There’s a serious upside skew in September, and that can give you a way to stack a vol edge.
Here’s the setup:
Buy +15 Jan’26 $20 Calls @ 0.70
Sell -10 Sep’25 $16 Calls @ 0.50
It’s a ratio trade. Not sure it has a name.
This is what it looks like:
This is a trade where each leg can be scaled in an out.
If the stock rips into prior resistance in the 16’s you can take some profits on the 20 calls and start to bet on reversion.
If we get through earnings and they aren’t a blowout, then vol should really come in on the Septembers. The idea here is to find a way to own some cheap upside tails without worrying too much about the timing.
Bups In COIN and SHOP
COIN had a hard pullback coupled with an earnings gap lower. They also announced a $2B convertible, and that news should help put a floor on the stock. It tested the swing AVWAP from the April lows, but if it has one more push sub 300 I think it’s a good time to scale into some bull put spreads.
The September 250/240 Bull Put Spread Works. It’s currently at a value of 1.20, but if you can get 1.50 with a 1.80 add, that’s a good setup.
SHOP had knockout earnings, but is seeing a fade as profits come in.

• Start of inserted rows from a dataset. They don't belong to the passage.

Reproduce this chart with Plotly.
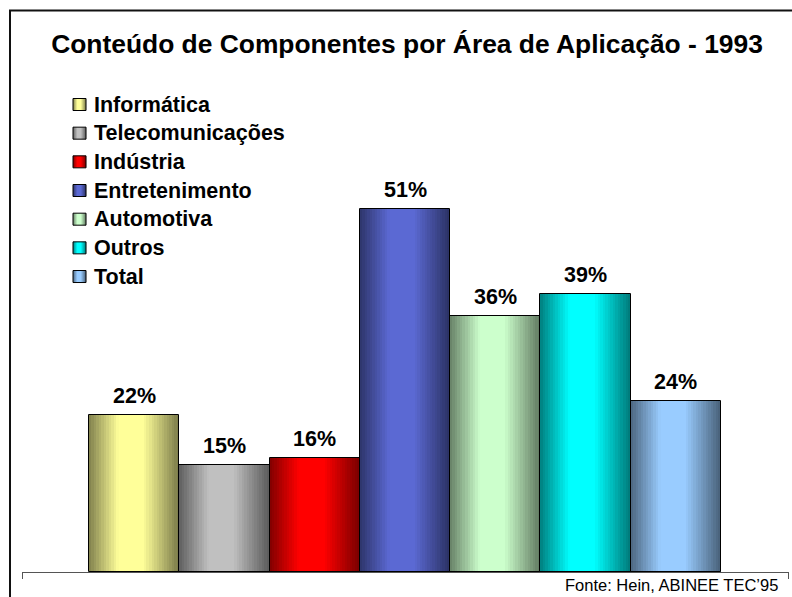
import plotly.graph_objects as go

# data
areas = ["Informática", "Telecomunicações", "Indústria", "Entretenimento",
         "Automotiva", "Outros", "Total"]
percent = [22, 15, 16, 51, 36, 39, 24]
labels = ["22%", "15%", "16%", "51%", "36%", "39%", "24%"]
base_colors = [(255, 255, 153), (192, 192, 192), (255, 0, 0), (91, 105, 211),
               (204, 255, 204), (0, 255, 255), (153, 204, 255)]

FONT = "Arial, Liberation Sans, sans-serif"
N_STRIPS = 36

# geometry (pixels)
W, H = 792, 597
ML, MR, MT, MB = 22, 3, 60, 25
plot_w = W - ML - MR
plot_h = H - MT - MB


def px(x):
    return (x - ML) / plot_w


def py(y):
    return (H - MB - y) / plot_h


def shade(t):
    # dark - light - dark horizontal gradient profile
    pts = [(0.0, 0.5), (0.33, 1.0), (0.6, 1.0), (1.0, 0.47)]
    for (t0, f0), (t1, f1) in zip(pts[:-1], pts[1:]):
        if t0 <= t <= t1:
            return f0 + (f1 - f0) * (t - t0) / (t1 - t0)
    return pts[-1][1]


def rgb(c, f=1.0):
    return "rgb(%d,%d,%d)" % tuple(round(v * f) for v in c)


fig = go.Figure()

# gradient strips
sx, sy, sw, sc = [], [], [], []
for i, (v, c) in enumerate(zip(percent, base_colors)):
    for k in range(N_STRIPS):
        t = (k + 0.5) / N_STRIPS
        sx.append(i - 0.5 + t)
        sy.append(v)
        sw.append(1.15 / N_STRIPS)
        sc.append(rgb(c, shade(t)))
fig.add_trace(go.Bar(
    x=sx, y=sy, width=sw, showlegend=False, hoverinfo="skip",
    marker=dict(color=sc, line=dict(width=0)),
))

# outlines
fig.add_trace(go.Bar(
    x=list(range(len(areas))), y=percent, width=[1] * len(areas),
    showlegend=False, hoverinfo="skip",
    marker=dict(color="rgba(0,0,0,0)", line=dict(color="black", width=1)),
))

# value labels
for i, (v, lab) in enumerate(zip(percent, labels)):
    fig.add_annotation(x=i, y=v, text="<b>%s</b>" % lab, showarrow=False,
                       yanchor="middle", yshift=19,
                       font=dict(family=FONT, size=21.5, color="black"))

# legend (drawn by hand to match the tight spacing)
leg_top, leg_step = 104.5, 28.67
for i, (name, c) in enumerate(zip(areas, base_colors)):
    yc = leg_top + i * leg_step
    x0, x1 = 73, 86
    n = 13
    for k in range(n):
        t = (k + 0.5) / n
        fig.add_shape(type="rect", xref="paper", yref="paper",
                      x0=px(x0 + k * (x1 - x0) / n), x1=px(x0 + (k + 1.1) * (x1 - x0) / n),
                      y0=py(yc + 6), y1=py(yc - 6),
                      fillcolor=rgb(c, shade(t)), line=dict(width=0), layer="above")
    fig.add_shape(type="rect", xref="paper", yref="paper",
                  x0=px(x0), x1=px(x1), y0=py(yc + 6), y1=py(yc - 6),
                  line=dict(color="black", width=1), layer="above")
    fig.add_annotation(xref="paper", yref="paper", x=px(92), y=py(yc),
                       xanchor="left", yanchor="middle", showarrow=False,
                       text="<b>%s</b>" % name,
                       font=dict(family=FONT, size=21.5, color="black"))

# source note
fig.add_annotation(xref="paper", yref="paper", x=px(563), y=py(585),
                   xanchor="left", yanchor="middle",
                   text="Fonte: Hein, ABINEE TEC’95", showarrow=False,
                   font=dict(family=FONT, size=16.5, color="black"))

# outer frame
fig.add_shape(type="rect", xref="paper", yref="paper",
              x0=px(10), x1=px(830), y0=py(650), y1=py(10.5),
              line=dict(color="#111111", width=2))

px_per_unit = 632 / 7
x_lo = -0.5 - (89 - ML) / px_per_unit
x_hi = 6.5 + (W - MR - 721) / px_per_unit

fig.update_layout(
    width=W, height=H,
    margin=dict(l=ML, r=MR, t=MT, b=MB),
    paper_bgcolor="white", plot_bgcolor="white",
    barmode="overlay", bargap=0, showlegend=False,
    title=dict(text="<b>Conteúdo de Componentes por Área de Aplicação - 1993</b>",
               x=407 / W, xref="container", xanchor="center",
               y=1 - 44 / H, yref="container", yanchor="middle",
               font=dict(family=FONT, size=26.4, color="black")),
    xaxis=dict(range=[x_lo, x_hi], showgrid=False, zeroline=False,
               showline=True, linecolor="#555555", linewidth=1,
               tickmode="array", tickvals=[x_lo + 0.005, x_hi - 0.005],
               ticktext=["", ""], ticks="outside", ticklen=6,
               tickcolor="#555555", tickwidth=1),
    yaxis=dict(range=[0, plot_h / 7.12], visible=False),
)

fig.write_html("out.html", config={"displayModeBar": False},
               post_script="document.body.style.margin='0';"
                           "document.body.style.overflow='hidden';")
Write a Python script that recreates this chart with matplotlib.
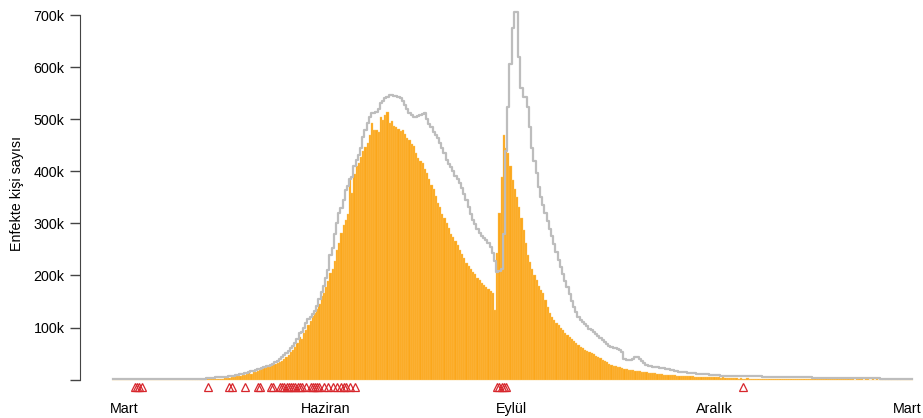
import numpy as np
import matplotlib
matplotlib.use("Agg")
import matplotlib.pyplot as plt

plt.rcParams['font.family'] = ['Liberation Sans', 'DejaVu Sans']

# daily infected counts (thousands), one value per day
infected = [
    0, 0, 0, 0, 0, 0, 0, 0, 0, 0,
    0, 0, 0, 0, 0, 0, 0, 0, 0, 0,
    0, 0, 0, 0, 0, 0, 0, 0, 0, 0,
    0, 0, 0, 0, 1, 0, 0, 1, 0, 1,
    1, 1, 1, 1, 1, 2, 1, 2, 2, 2,
    2, 3, 3, 3, 4, 5, 7, 6, 7, 8,
    9, 10, 12, 11, 14, 15, 16, 19, 20, 22,
    25, 24, 27, 29, 30, 32, 33, 36, 40, 44,
    48, 52, 57, 62, 70, 82, 78, 90, 96, 104,
    112, 122, 128, 135, 146, 160, 166, 178, 190, 205,
    212, 228, 249, 262, 282, 296, 307, 318, 384, 358,
    395, 410, 416, 428, 440, 447, 454, 470, 493, 480,
    480, 476, 504, 498, 509, 514, 493, 497, 488, 486,
    482, 478, 480, 472, 465, 460, 452, 448, 435, 426,
    420, 416, 405, 397, 385, 374, 366, 352, 340, 332,
    318, 310, 301, 292, 280, 274, 266, 258, 249, 242,
    234, 224, 218, 212, 207, 202, 196, 191, 186, 182,
    178, 174, 170, 166, 134, 243, 320, 390, 470, 445,
    435, 410, 384, 366, 350, 332, 310, 288, 262, 240,
    226, 212, 200, 191, 180, 172, 166, 152, 140, 128,
    120, 114, 109, 104, 99, 95, 90, 86, 82, 78,
    74, 70, 66, 63, 60, 57, 55, 53, 51, 49,
    46, 43, 41, 38, 36, 33, 30, 28, 27, 26,
    25, 24, 22, 21, 20, 19, 18, 18, 17, 16,
    16, 15, 14, 14, 13, 13, 12, 12, 11, 11,
    10, 9, 9, 9, 8, 8, 8, 7, 7, 7,
    7, 6, 6, 6, 6, 5, 5, 5, 5, 5,
    5, 4, 4, 5, 4, 4, 4, 3, 4, 3,
    3, 3, 3, 3, 3, 2, 3, 2, 2, 3,
    2, 2, 2, 2, 2, 2, 2, 2, 2, 2,
    2, 2, 2, 1, 2, 1, 1, 2, 1, 1,
    1, 1, 1, 1, 1, 1, 1, 1, 1, 1,
    1, 1, 1, 1, 1, 1, 1, 1, 1, 1,
    1, 1, 1, 1, 1, 1, 1, 1, 0, 1,
    1, 1, 0, 1, 1, 0, 1, 0, 1, 0,
    0, 1, 0, 0, 1, 0, 0, 0, 1, 0,
    0, 0, 0, 0, 0,
]

# grey step curve (thousands)
reference = [
    1, 1, 1, 1, 1, 1, 1, 1, 1, 1,
    1, 1, 1, 1, 1, 1, 1, 1, 1, 1,
    1, 1, 1, 1, 1, 1, 1, 1, 1, 1,
    1, 1, 1, 1, 2, 2, 2, 2, 2, 2,
    2, 2, 2, 3, 3, 3, 3, 4, 4, 4,
    4, 5, 5, 6, 6, 7, 8, 9, 10, 11,
    12, 13, 15, 16, 17, 18, 20, 21, 23, 25,
    26, 27, 28, 30, 33, 36, 40, 43, 47, 51,
    55, 60, 65, 71, 78, 89, 92, 100, 108, 116,
    120, 125, 132, 142, 155, 168, 180, 195, 210, 240,
    252, 280, 300, 320, 330, 345, 364, 372, 385, 390,
    410, 422, 431, 445, 466, 480, 493, 505, 512, 513,
    514, 520, 531, 535, 540, 542, 546, 546, 545, 544,
    543, 540, 535, 527, 520, 512, 508, 505, 504, 506,
    508, 510, 512, 500, 490, 485, 476, 470, 464, 455,
    445, 435, 422, 415, 408, 400, 392, 385, 378, 368,
    356, 345, 332, 318, 307, 298, 290, 282, 276, 272,
    268, 262, 255, 243, 228, 207, 208, 212, 280, 440,
    524, 607, 675, 706, 706, 620, 560, 543, 543, 524,
    486, 445, 420, 397, 370, 350, 335, 320, 305, 290,
    275, 260, 245, 230, 216, 202, 190, 178, 164, 150,
    140, 130, 120, 114, 110, 106, 102, 98, 95, 92,
    88, 84, 80, 76, 72, 69, 65, 63, 61, 60,
    58, 57, 52, 40, 38, 38, 38, 40, 43, 43,
    40, 36, 32, 28, 27, 26, 25, 24, 24, 23,
    22, 22, 21, 20, 19, 18, 17, 16, 15, 15,
    14, 14, 13, 13, 12, 12, 11, 11, 11, 10,
    10, 10, 9, 9, 8, 8, 8, 7, 7, 7,
    7, 7, 7, 7, 6, 6, 6, 6, 6, 6,
    6, 6, 6, 6, 6, 6, 5, 5, 5, 5,
    5, 5, 5, 5, 5, 5, 5, 5, 4, 4,
    4, 4, 4, 4, 4, 4, 4, 4, 4, 3,
    3, 3, 3, 3, 3, 3, 3, 3, 3, 3,
    3, 3, 3, 3, 3, 3, 3, 3, 3, 3,
    3, 3, 3, 3, 3, 3, 3, 3, 3, 3,
    2, 2, 2, 2, 2, 2, 2, 2, 2, 2,
    2, 2, 2, 2, 2,
]

# days with events (red triangles)
event_days = [10, 11, 12, 13, 43, 53, 54, 60, 66, 67, 72, 73,
              76, 77, 78, 79, 80, 81, 82, 83, 84, 85, 86, 88, 90,
              91, 92, 93, 94, 96, 98, 100, 102, 104, 105, 106, 108, 110,
              175, 176, 177, 178, 179, 287]

month_pos = [5, 97, 181.3, 273.8, 361.7]
month_labels = ['Mart', 'Haziran', 'Eylül', 'Aralık', 'Mart']

days = np.arange(len(infected))
inf = np.array(infected) * 1000
ref = np.array(reference) * 1000

fig = plt.figure(figsize=(9.23, 4.18), dpi=100)
ax = fig.add_axes([0.0867, 0.0546, 0.9101, 0.934])

# bars nearly touching, thin light seams like the original
ax.bar(days, inf, width=1.0, color='#fba71b', edgecolor='#fcc768', linewidth=0.25)
ax.step(days, ref, where='mid', color='#bdbdbd', linewidth=1.6)
ax.plot(event_days, [-14000] * len(event_days), linestyle='none', marker='^',
        markersize=6, markerfacecolor='none', markeredgecolor='#d7262c',
        markeredgewidth=0.9)

ax.set_xlim(-15.08, 367.6)
ax.set_ylim(-30000, 720000)

yt = np.arange(0, 800000, 100000)
ax.set_yticks(yt)
ax.set_yticklabels([''] + ['%dk' % (v // 1000) for v in yt[1:]])
ax.set_xticks(month_pos)
ax.set_xticklabels(month_labels)

for s in ['top', 'right', 'bottom']:
    ax.spines[s].set_visible(False)
ax.spines['left'].set_bounds(0, 700000)
ax.spines['left'].set_color('#444444')
ax.tick_params(axis='y', length=7, width=1, color='#444444', pad=4, labelsize=10.3)
ax.tick_params(axis='x', length=0, pad=5, labelsize=10.3)

fig.text(0.0184, 0.538, 'Enfekte kişi sayısı', rotation=90, ha='center', va='center', fontsize=10.3)

fig.savefig('out.png', dpi=100)
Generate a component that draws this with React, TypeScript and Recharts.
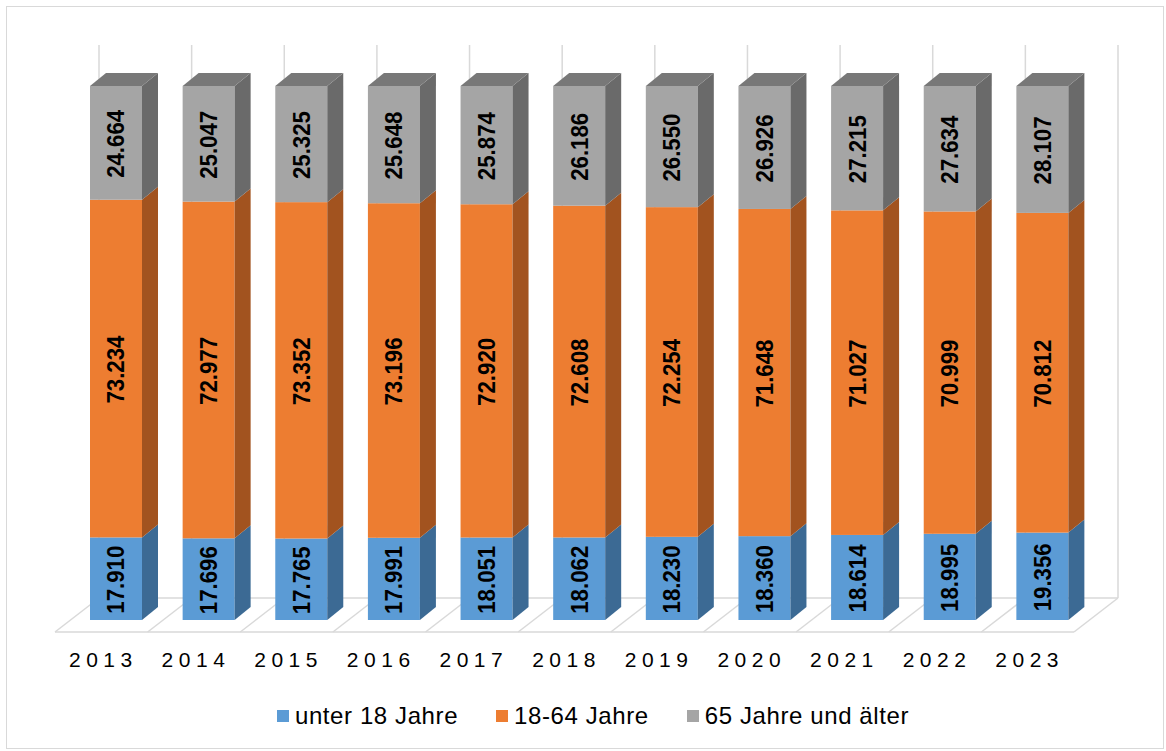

I think they could take out the earnings open and shoot for the half gap fill, which is a good place to scale in to some spreads.
The 28Aug25 $125/$120 Bull Put Spread is currently at $0.12, but if it hits that half gap level, you’ll e able to sell them starting at $0.65. Look to add at $0.90 then scale out at $0.20.
LYFT Range Test
Always the bridesmaid, never the bride. LYFT hasn’t competed with UBER very well, but this is a monster base building out. The company just had earnings with decent numbers… current numbers were below consensus but they did raise guidance on bookings. Leadership is looking for improved margins as well as international growth.
Now that earnings are out of the way, the options drop as some air gets let out of the balloon. Yet I wouldn’t be shocked if we test $20 by the end of the year.
The Jan’26 $20 Calls are going for $0.45. This is a decent bet, and you could enter here and if enough time goes on without a pump, you should be able to scoop some more at $0.30.